* Exercise details *
Copy all the data exactly, except the pictures.

* Raw data *
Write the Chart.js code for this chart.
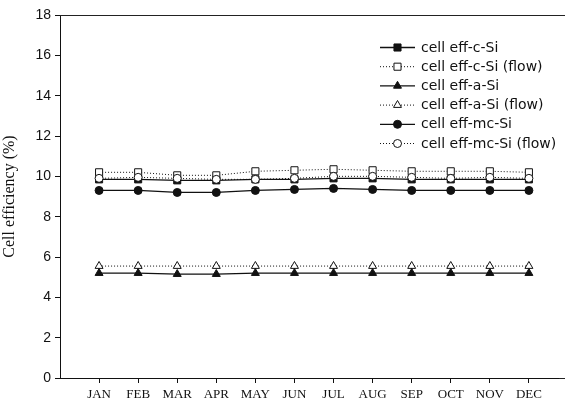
<!DOCTYPE html>
<html>
<head>
<meta charset="utf-8">
<script src="https://cdn.jsdelivr.net/npm/chart.js@4"></script>
<style>
  html, body { margin: 0; padding: 0; background: #fff; overflow: hidden; }
  #wrap { width: 565px; height: 409px; }
  canvas { display: block; }
</style>
</head>
<body>
<div id="wrap"><canvas id="myChart" width="565" height="409"></canvas></div>
<script>
// data
var months = ['JAN', 'FEB', 'MAR', 'APR', 'MAY', 'JUN', 'JUL', 'AUG', 'SEP', 'OCT', 'NOV', 'DEC'];
var yTicks = [0, 2, 4, 6, 8, 10, 12, 14, 16, 18];

var effCSi       = [9.85, 9.85, 9.8, 9.8, 9.85, 9.85, 9.9, 9.9, 9.85, 9.85, 9.85, 9.85];
var effCSiFlow   = [10.2, 10.2, 10.05, 10.05, 10.25, 10.3, 10.35, 10.3, 10.25, 10.25, 10.25, 10.2];
var effASi       = [5.2, 5.2, 5.15, 5.15, 5.2, 5.2, 5.2, 5.2, 5.2, 5.2, 5.2, 5.2];
var effASiFlow   = [5.55, 5.55, 5.55, 5.55, 5.55, 5.55, 5.55, 5.55, 5.55, 5.55, 5.55, 5.55];
var effMcSi      = [9.3, 9.3, 9.2, 9.2, 9.3, 9.35, 9.4, 9.35, 9.3, 9.3, 9.3, 9.3];
var effMcSiFlow  = [9.9, 9.95, 9.9, 9.85, 9.85, 9.9, 10.0, 10.0, 9.95, 9.9, 9.95, 9.9];

function pts(arr) {
    return arr.map(function (v, i) { return { x: i, y: v }; });
}

function series(label, values, style, radius, filled, dotted, order) {
    return {
        label: label,
        data: pts(values),
        borderColor: '#111',
        borderWidth: dotted ? 1 : 1.3,
        borderDash: dotted ? [1, 2] : [],
        pointStyle: style,
        pointRadius: radius,
        pointBorderWidth: 1,
        pointBorderColor: '#111',
        pointBackgroundColor: filled ? '#111' : '#fff',
        backgroundColor: 'transparent',
        fill: false,
        tension: 0,
        order: order
    };
}

var datasets = [
    series('cell eff-c-Si', effCSi, 'rect', 5, true, false, 5),
    series('cell eff-c-Si (flow)', effCSiFlow, 'rect', 5, false, true, 6),
    series('cell eff-a-Si', effASi, 'triangle', 4.6, true, false, 2),
    series('cell eff-a-Si (flow)', effASiFlow, 'triangle', 4.6, false, true, 3),
    series('cell eff-mc-Si', effMcSi, 'circle', 4, true, false, 1),
    series('cell eff-mc-Si (flow)', effMcSiFlow, 'circle', 4, false, true, 4)
];

// top frame line + legend drawn by hand (line + marker like the original)
var framePlugin = {
    id: 'frameAndLegend',
    afterDraw: function (chart) {
        var ctx = chart.ctx;
        var a = chart.chartArea;
        ctx.save();
        ctx.strokeStyle = '#222';
        ctx.lineWidth = 1;
        ctx.beginPath();
        ctx.moveTo(a.left, a.top + 0.5);
        ctx.lineTo(chart.width, a.top + 0.5);
        // axis runs to the edge of the figure
        ctx.moveTo(a.right, a.bottom + 0.5);
        ctx.lineTo(chart.width, a.bottom + 0.5);
        ctx.stroke();

        var x0 = 380, x1 = 415, y = 47, step = 19.2;
        chart.data.datasets.forEach(function (ds) {
            ctx.strokeStyle = ds.borderColor;
            ctx.lineWidth = ds.borderWidth;
            ctx.setLineDash(ds.borderDash);
            ctx.beginPath();
            ctx.moveTo(x0, y + 0.5);
            ctx.lineTo(x1, y + 0.5);
            ctx.stroke();
            ctx.setLineDash([]);
            ctx.fillStyle = ds.pointBackgroundColor;
            ctx.strokeStyle = ds.pointBorderColor;
            ctx.lineWidth = ds.pointBorderWidth;
            Chart.helpers.drawPoint(ctx, {
                pointStyle: ds.pointStyle,
                radius: ds.pointRadius,
                rotation: 0,
                borderWidth: ds.pointBorderWidth
            }, (x0 + x1) / 2, y + 0.5);
            ctx.fillStyle = '#111';
            ctx.font = '14px "DejaVu Sans", Arial, sans-serif';
            ctx.textBaseline = 'middle';
            ctx.textAlign = 'left';
            ctx.fillText(ds.label, 421, y + 1);
            y += step;
        });
        ctx.restore();
    }
};

var graph = new Chart(document.getElementById('myChart'), {
    type: 'line',
    data: { datasets: datasets },
    options: {
        responsive: false,
        animation: false,
        layout: { padding: { top: 15, right: 0, left: 0, bottom: 0 } },
        plugins: {
            legend: { display: false },
            tooltip: { enabled: false }
        },
        scales: {
            x: {
                type: 'linear',
                min: -1,
                max: 11.77,
                afterBuildTicks: function (scale) {
                    scale.ticks = months.map(function (m, i) { return { value: i }; });
                },
                afterFit: function (scale) {
                    scale.height = 31;
                    scale.paddingLeft = 0;
                    scale.paddingRight = 0;
                },
                border: { display: true, color: '#111', width: 1 },
                grid: { drawOnChartArea: false, drawTicks: true, tickLength: 5, color: '#111' },
                ticks: {
                    autoSkip: false,
                    maxRotation: 0,
                    padding: 4,
                    color: '#111',
                    font: { family: '"Liberation Serif", "Times New Roman", serif', size: 13 },
                    callback: function (v) { return months[v]; }
                }
            },
            y: {
                min: 0,
                max: 18,
                afterBuildTicks: function (scale) {
                    scale.ticks = yTicks.map(function (v) { return { value: v }; });
                },
                afterFit: function (scale) { scale.width = 60; },
                border: { display: true, color: '#111', width: 1 },
                grid: { drawOnChartArea: false, drawTicks: true, tickLength: 5, color: '#111' },
                ticks: {
                    padding: 4,
                    color: '#111',
                    font: { family: '"Liberation Sans", Arial, sans-serif', size: 14 }
                },
                title: {
                    display: true,
                    text: 'Cell efficiency (%)',
                    color: '#111',
                    padding: { top: 0, bottom: 2 },
                    font: { family: '"Liberation Serif", "Times New Roman", serif', size: 16 }
                }
            }
        }
    },
    plugins: [framePlugin]
});
</script>
</body>
</html>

* Solution *
Write the Chart.js code for this chart.
<!DOCTYPE html>
<html>
<head>
<meta charset="utf-8">
<script src="https://cdn.jsdelivr.net/npm/chart.js@4"></script>
<style>
  html, body { margin: 0; padding: 0; background: #fff; overflow: hidden; }
  #wrap { width: 565px; height: 409px; }
  canvas { display: block; }
</style>
</head>
<body>
<div id="wrap"><canvas id="myChart" width="565" height="409"></canvas></div>
<script>
// data
var months = ['JAN', 'FEB', 'MAR', 'APR', 'MAY', 'JUN', 'JUL', 'AUG', 'SEP', 'OCT', 'NOV', 'DEC'];
var yTicks = [0, 2, 4, 6, 8, 10, 12, 14, 16, 18];

var effCSi       = [9.85, 9.85, 9.8, 9.8, 9.85, 9.85, 9.9, 9.9, 9.85, 9.85, 9.85, 9.85];
var effCSiFlow   = [10.2, 10.2, 10.05, 10.05, 10.25, 10.3, 10.35, 10.3, 10.25, 10.25, 10.25, 10.2];
var effASi       = [5.2, 5.2, 5.15, 5.15, 5.2, 5.2, 5.2, 5.2, 5.2, 5.2, 5.2, 5.2];
var effASiFlow   = [5.55, 5.55, 5.55, 5.55, 5.55, 5.55, 5.55, 5.55, 5.55, 5.55, 5.55, 5.55];
var effMcSi      = [9.3, 9.3, 9.2, 9.2, 9.3, 9.35, 9.4, 9.35, 9.3, 9.3, 9.3, 9.3];
var effMcSiFlow  = [9.9, 9.95, 9.9, 9.85, 9.85, 9.9, 10.0, 10.0, 9.95, 9.9, 9.95, 9.9];

function pts(arr) {
    return arr.map(function (v, i) { return { x: i, y: v }; });
}

function series(label, values, style, radius, filled, dotted, order) {
    return {
        label: label,
        data: pts(values),
        borderColor: '#111',
        borderWidth: dotted ? 1 : 1.3,
        borderDash: dotted ? [1, 2] : [],
        pointStyle: style,
        pointRadius: radius,
        pointBorderWidth: 1,
        pointBorderColor: '#111',
        pointBackgroundColor: filled ? '#111' : '#fff',
        backgroundColor: 'transparent',
        fill: false,
        tension: 0,
        order: order
    };
}

var datasets = [
    series('cell eff-c-Si', effCSi, 'rect', 5, true, false, 5),
    series('cell eff-c-Si (flow)', effCSiFlow, 'rect', 5, false, true, 6),
    series('cell eff-a-Si', effASi, 'triangle', 4.6, true, false, 2),
    series('cell eff-a-Si (flow)', effASiFlow, 'triangle', 4.6, false, true, 3),
    series('cell eff-mc-Si', effMcSi, 'circle', 4, true, false, 1),
    series('cell eff-mc-Si (flow)', effMcSiFlow, 'circle', 4, false, true, 4)
];

// top frame line + legend drawn by hand (line + marker like the original)
var framePlugin = {
    id: 'frameAndLegend',
    afterDraw: function (chart) {
        var ctx = chart.ctx;
        var a = chart.chartArea;
        ctx.save();
        ctx.strokeStyle = '#222';
        ctx.lineWidth = 1;
        ctx.beginPath();
        ctx.moveTo(a.left, a.top + 0.5);
        ctx.lineTo(chart.width, a.top + 0.5);
        // axis runs to the edge of the figure
        ctx.moveTo(a.right, a.bottom + 0.5);
        ctx.lineTo(chart.width, a.bottom + 0.5);
        ctx.stroke();

        var x0 = 380, x1 = 415, y = 47, step = 19.2;
        chart.data.datasets.forEach(function (ds) {
            ctx.strokeStyle = ds.borderColor;
            ctx.lineWidth = ds.borderWidth;
            ctx.setLineDash(ds.borderDash);
            ctx.beginPath();
            ctx.moveTo(x0, y + 0.5);
            ctx.lineTo(x1, y + 0.5);
            ctx.stroke();
            ctx.setLineDash([]);
            ctx.fillStyle = ds.pointBackgroundColor;
            ctx.strokeStyle = ds.pointBorderColor;
            ctx.lineWidth = ds.pointBorderWidth;
            Chart.helpers.drawPoint(ctx, {
                pointStyle: ds.pointStyle,
                radius: ds.pointRadius,
                rotation: 0,
                borderWidth: ds.pointBorderWidth
            }, (x0 + x1) / 2, y + 0.5);
            ctx.fillStyle = '#111';
            ctx.font = '14px "DejaVu Sans", Arial, sans-serif';
            ctx.textBaseline = 'middle';
            ctx.textAlign = 'left';
            ctx.fillText(ds.label, 421, y + 1);
            y += step;
        });
        ctx.restore();
    }
};

var graph = new Chart(document.getElementById('myChart'), {
    type: 'line',
    data: { datasets: datasets },
    options: {
        responsive: false,
        animation: false,
        layout: { padding: { top: 15, right: 0, left: 0, bottom: 0 } },
        plugins: {
            legend: { display: false },
            tooltip: { enabled: false }
        },
        scales: {
            x: {
                type: 'linear',
                min: -1,
                max: 11.77,
                afterBuildTicks: function (scale) {
                    scale.ticks = months.map(function (m, i) { return { value: i }; });
                },
                afterFit: function (scale) {
                    scale.height = 31;
                    scale.paddingLeft = 0;
                    scale.paddingRight = 0;
                },
                border: { display: true, color: '#111', width: 1 },
                grid: { drawOnChartArea: false, drawTicks: true, tickLength: 5, color: '#111' },
                ticks: {
                    autoSkip: false,
                    maxRotation: 0,
                    padding: 4,
                    color: '#111',
                    font: { family: '"Liberation Serif", "Times New Roman", serif', size: 13 },
                    callback: function (v) { return months[v]; }
                }
            },
            y: {
                min: 0,
                max: 18,
                afterBuildTicks: function (scale) {
                    scale.ticks = yTicks.map(function (v) { return { value: v }; });
                },
                afterFit: function (scale) { scale.width = 60; },
                border: { display: true, color: '#111', width: 1 },
                grid: { drawOnChartArea: false, drawTicks: true, tickLength: 5, color: '#111' },
                ticks: {
                    padding: 4,
                    color: '#111',
                    font: { family: '"Liberation Sans", Arial, sans-serif', size: 14 }
                },
                title: {
                    display: true,
                    text: 'Cell efficiency (%)',
                    color: '#111',
                    padding: { top: 0, bottom: 2 },
                    font: { family: '"Liberation Serif", "Times New Roman", serif', size: 16 }
                }
            }
        }
    },
    plugins: [framePlugin]
});
</script>
</body>
</html>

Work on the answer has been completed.